Capito likes to frame discussion on women in politics around the next generation of those women because, frankly, she’s a little worn out on talking about the fact that she’s a woman herself. When she was elected to Congress in 2000 she became only the second woman to represent West Virginia in the House of Representatives, when there were only 59 women serving, and now she’s running to be the first to woman to represent West Virginia in the Senate. That’s a lot of trailblazing, but trailblazing isn’t something Capito cares about. “I really kind of try to be blind to that,” she says. “With all the issues I have to address, it doesn’t matter if you’re a man or a woman, it touches everybody.” Though that’s not to say she doesn’t crave more diversity in Washington. “This would probably get me in trouble with the men, too—but women make a lot of decisions with their heart. And I think we need more of that in Congress,” she says.

“It’s a lot harder than it looks.”

The desk in Capito’s Charleston office is lined with knickknacks and awards, the walls with photos. When she starts to speak about her entrance into politics, she points to one of them. “There we are, West Virginia’s first family,” she says. She’s talking about a portrait of herself with her two siblings, mother, and father, Arch Moore, when he was the governor of West Virginia, from 1969 to 1977. Capito grew up in a political family, to put it mildly—she’s the daughter of a two-term Congressman and a three-term governor and has early memories of campaigning for her father. “I can remember decorating one of those little red wagons with my dad’s bumper stickers and putting my sister in there—we had her all dressed up like a princess or something. And we dragged her around the neighborhood,” she says. When she entered politics she started using her maiden name in addition to her married one—better to be open about it, she thought, whether the family legacy helps or hurts her.

After college Capito worked for a few years as a career counselor but then decided to stay home and take care of her three kids. She did that for more than a decade until, in 1996, she ran for the state House of Delegates. Her kids were in public school and she didn’t like what she saw there; she figured she should try to fix it. “One thing I learned right away, from the minute I started, is that it’s a lot harder than it looks,” she says. “Observing my dad doing it I thought, ‘Oh, he makes it look so easy.’ It’s not so easy.”

She insists she doesn’t present herself differently in politics or in public life because she’s a woman—she doesn’t try to act tougher to overcompensate for gender stereotypes, for example. And she doesn’t brush off those years working at home as inconsequential—they’re as much a part of her as her voting record and the elections she’s won. “I’m a wife, I’m a daughter, I’m a mother, I’m now a grandmother. And I find that women, we have so many things on our plate, whether it’s having to take care of our parents, worrying about our children and grandchildren, putting a load of laundry in, helping with the homework.
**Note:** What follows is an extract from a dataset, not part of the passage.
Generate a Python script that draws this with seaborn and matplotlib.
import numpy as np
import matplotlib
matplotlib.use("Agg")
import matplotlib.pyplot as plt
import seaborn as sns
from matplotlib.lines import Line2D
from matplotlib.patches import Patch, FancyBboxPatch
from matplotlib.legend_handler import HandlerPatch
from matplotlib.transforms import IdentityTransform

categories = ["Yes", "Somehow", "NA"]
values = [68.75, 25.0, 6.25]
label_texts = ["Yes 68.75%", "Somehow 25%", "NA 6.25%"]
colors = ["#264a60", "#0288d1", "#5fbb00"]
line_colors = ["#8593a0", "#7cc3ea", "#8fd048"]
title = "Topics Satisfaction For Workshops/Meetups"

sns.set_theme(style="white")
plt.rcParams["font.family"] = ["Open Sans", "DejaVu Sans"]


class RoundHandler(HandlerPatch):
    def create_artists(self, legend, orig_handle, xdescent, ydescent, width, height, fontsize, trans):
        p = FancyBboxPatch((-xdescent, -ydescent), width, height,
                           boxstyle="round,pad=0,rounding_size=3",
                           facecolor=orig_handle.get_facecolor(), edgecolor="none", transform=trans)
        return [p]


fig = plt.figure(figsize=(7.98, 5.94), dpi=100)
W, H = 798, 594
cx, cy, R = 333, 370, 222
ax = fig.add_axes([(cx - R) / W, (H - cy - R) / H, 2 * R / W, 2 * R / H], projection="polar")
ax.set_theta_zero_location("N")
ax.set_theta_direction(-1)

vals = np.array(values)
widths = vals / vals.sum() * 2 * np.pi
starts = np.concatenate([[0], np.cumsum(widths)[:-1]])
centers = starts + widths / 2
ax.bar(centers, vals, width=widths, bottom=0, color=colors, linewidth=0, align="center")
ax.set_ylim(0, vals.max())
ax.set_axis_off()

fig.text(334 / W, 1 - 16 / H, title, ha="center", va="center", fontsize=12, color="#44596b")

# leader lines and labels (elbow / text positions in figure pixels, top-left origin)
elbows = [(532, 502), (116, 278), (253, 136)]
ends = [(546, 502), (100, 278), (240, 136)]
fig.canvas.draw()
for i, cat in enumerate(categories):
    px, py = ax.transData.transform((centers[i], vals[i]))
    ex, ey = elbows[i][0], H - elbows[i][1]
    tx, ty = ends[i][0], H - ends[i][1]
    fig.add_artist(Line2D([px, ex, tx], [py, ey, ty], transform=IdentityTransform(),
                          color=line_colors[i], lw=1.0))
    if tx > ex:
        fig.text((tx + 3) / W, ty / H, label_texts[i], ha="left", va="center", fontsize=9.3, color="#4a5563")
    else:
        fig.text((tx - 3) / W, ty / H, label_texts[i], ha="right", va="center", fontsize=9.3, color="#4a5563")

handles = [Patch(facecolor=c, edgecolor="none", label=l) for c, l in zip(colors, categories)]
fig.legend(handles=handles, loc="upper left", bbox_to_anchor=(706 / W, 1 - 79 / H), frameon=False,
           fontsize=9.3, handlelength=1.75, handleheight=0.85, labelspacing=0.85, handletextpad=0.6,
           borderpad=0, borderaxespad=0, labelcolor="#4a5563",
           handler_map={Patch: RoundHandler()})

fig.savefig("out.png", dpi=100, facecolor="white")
All the things we do all day I think really help us understand West Virginia families from all the different perspectives, whether it’s opportunity in the workforce or the price of bread.” Capito wants those little girls she talks to in elementary schools to embrace all their roles as West Virginians and to try to picture themselves in new ones, too. “I really think more women’s voices are going to be much needed in the future,” she says. “Women’s lives have changed over the years and we need to have that reflection in Congress.”